Return the number of lines in which the word "chart" appears; add nothing else.

------ Information shown ------

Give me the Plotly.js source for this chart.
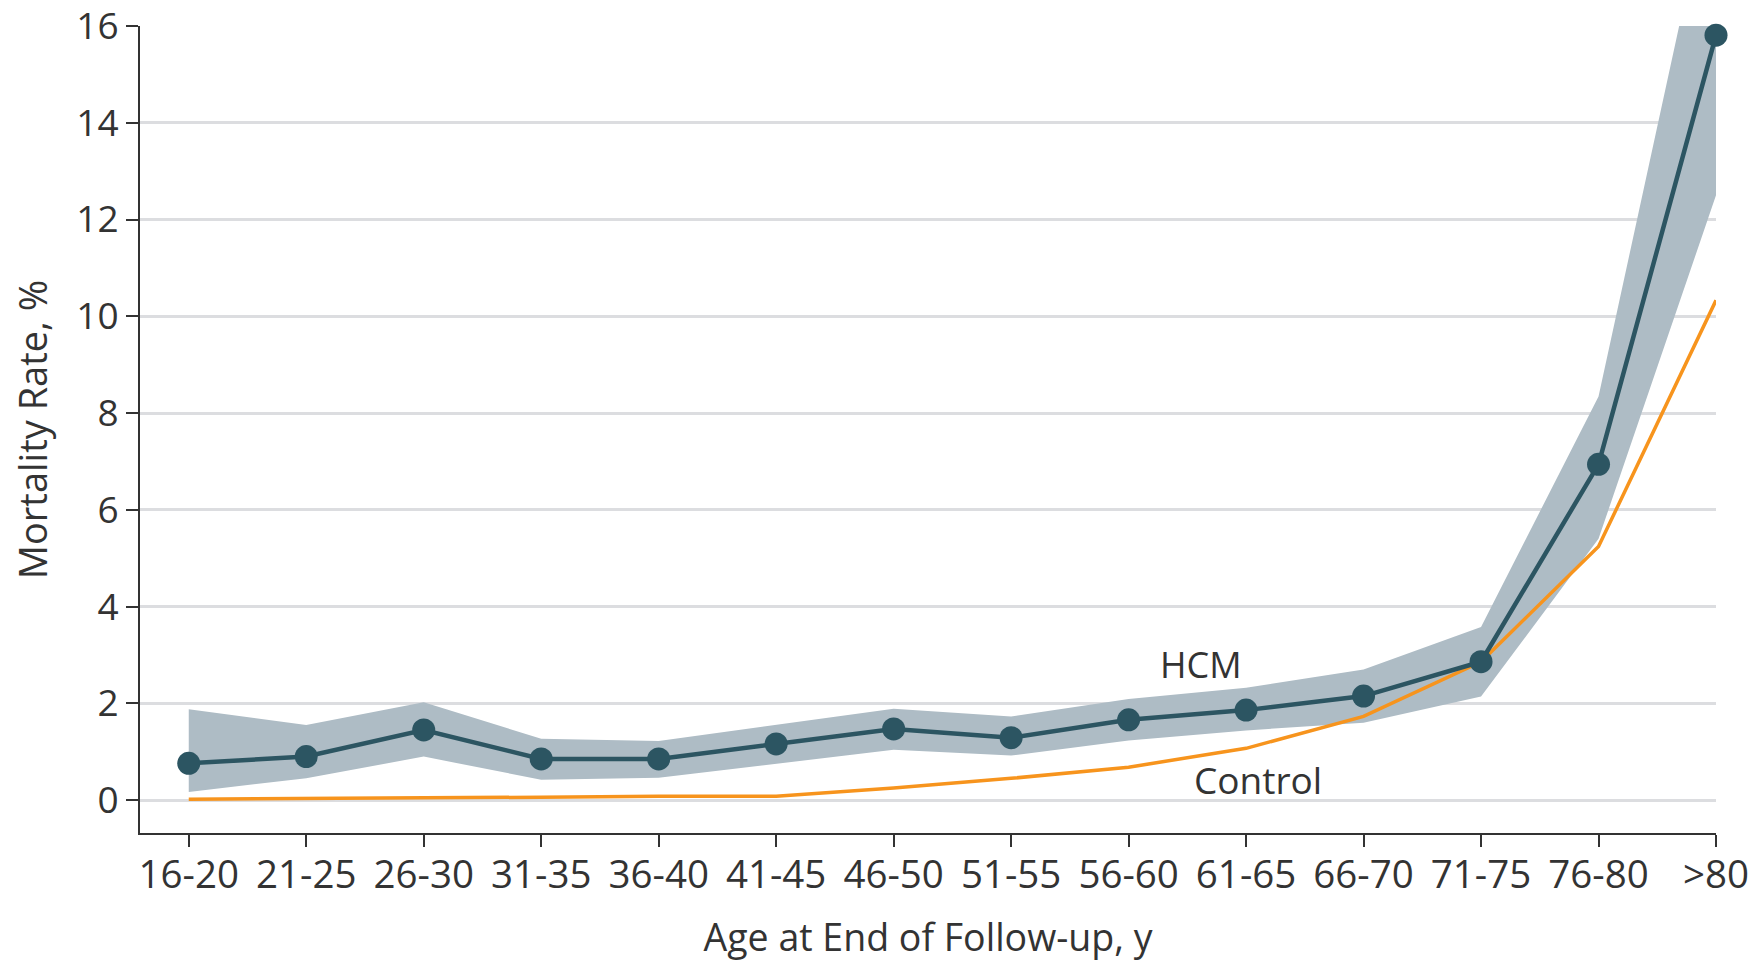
<!DOCTYPE html>
<html>
<head>
<meta charset="utf-8">
<script src="https://cdn.plot.ly/plotly-3.0.1.min.js"></script>
<style>html,body{margin:0;padding:0;background:#fff;}#chart{width:1761px;height:964px;}</style>
</head>
<body>
<div id="chart"></div>
<script>
const ageGroups = ["16-20","21-25","26-30","31-35","36-40","41-45","46-50","51-55","56-60","61-65","66-70","71-75","76-80",">80"];
const hcmRate   = [0.76, 0.90, 1.45, 0.85, 0.85, 1.16, 1.47, 1.29, 1.66, 1.86, 2.15, 2.86, 6.94, 15.81];
const hcmUpper  = [1.88, 1.55, 2.02, 1.27, 1.22, 1.56, 1.89, 1.73, 2.09, 2.32, 2.70, 3.58, 8.34, 19.5];
const hcmLower  = [0.17, 0.45, 0.90, 0.42, 0.46, 0.75, 1.04, 0.92, 1.23, 1.44, 1.60, 2.14, 5.40, 12.5];
const controlRate = [0.02, 0.03, 0.04, 0.06, 0.08, 0.08, 0.25, 0.45, 0.68, 1.07, 1.73, 2.86, 5.24, 10.33];
const yTicks = [0, 2, 4, 6, 8, 10, 12, 14, 16];

const idx = ageGroups.map((_, i) => i);
const FONT = "'Open Sans', 'Noto Sans', sans-serif";
const TXT = "#333333";

const band = {
  x: idx.concat(idx.slice().reverse()),
  y: hcmUpper.concat(hcmLower.slice().reverse()),
  type: "scatter", mode: "lines", fill: "toself",
  fillcolor: "#aebcc5", line: {width: 0, color: "#aebcc5"},
  hoverinfo: "skip", showlegend: false
};
const control = {
  x: idx, y: controlRate, type: "scatter", mode: "lines",
  line: {color: "#f7941d", width: 3.5}, showlegend: false, name: "Control"
};
const hcm = {
  x: idx, y: hcmRate, type: "scatter", mode: "lines+markers",
  line: {color: "#2c5562", width: 4.5},
  marker: {color: "#2c5562", size: 23},
  cliponaxis: false, showlegend: false, name: "HCM"
};

const layout = {
  width: 1761, height: 964,
  margin: {l: 140, r: 45, t: 26, b: 131},
  paper_bgcolor: "#ffffff", plot_bgcolor: "#ffffff",
  font: {family: FONT, color: TXT, size: 38},
  showlegend: false,
  xaxis: {
    range: [-0.415, 13],
    tickmode: "array", tickvals: idx, ticktext: ageGroups,
    showgrid: false, zeroline: false,
    showline: true, linecolor: "#333333", linewidth: 2,
    ticks: "outside", ticklen: 12, tickwidth: 2, tickcolor: "#333333",
    tickfont: {family: FONT, size: 38.5, color: TXT},
    ticklabelstandoff: -5, ticklabeloverflow: "allow",
    title: {text: "Age at End of Follow-up, y", font: {family: FONT, size: 37.5, color: TXT}, standoff: 27},
    automargin: false, fixedrange: true
  },
  yaxis: {
    range: [-0.68, 16],
    tickmode: "array", tickvals: yTicks,
    showgrid: true, gridcolor: "#dcdde0", gridwidth: 3,
    zeroline: false,
    showline: true, linecolor: "#333333", linewidth: 2,
    ticks: "outside", ticklen: 12, tickwidth: 2, tickcolor: "#333333",
    tickfont: {family: FONT, size: 37, color: TXT},
    ticklabeloverflow: "allow",
    title: {text: "Mortality Rate, %", font: {family: FONT, size: 38, color: TXT}, standoff: 17},
    automargin: false, fixedrange: true
  },
  annotations: [
    {x: 8.62, y: 2.81, xref: "x", yref: "y", text: "HCM", showarrow: false,
     font: {family: FONT, size: 36, color: TXT}},
    {x: 9.10, y: 0.42, xref: "x", yref: "y", text: "Control", showarrow: false,
     font: {family: FONT, size: 37, color: TXT}}
  ]
};

Plotly.newPlot("chart", [band, control, hcm], layout, {staticPlot: true, displayModeBar: false});
</script>
</body>
</html>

------

■ **Written response**
4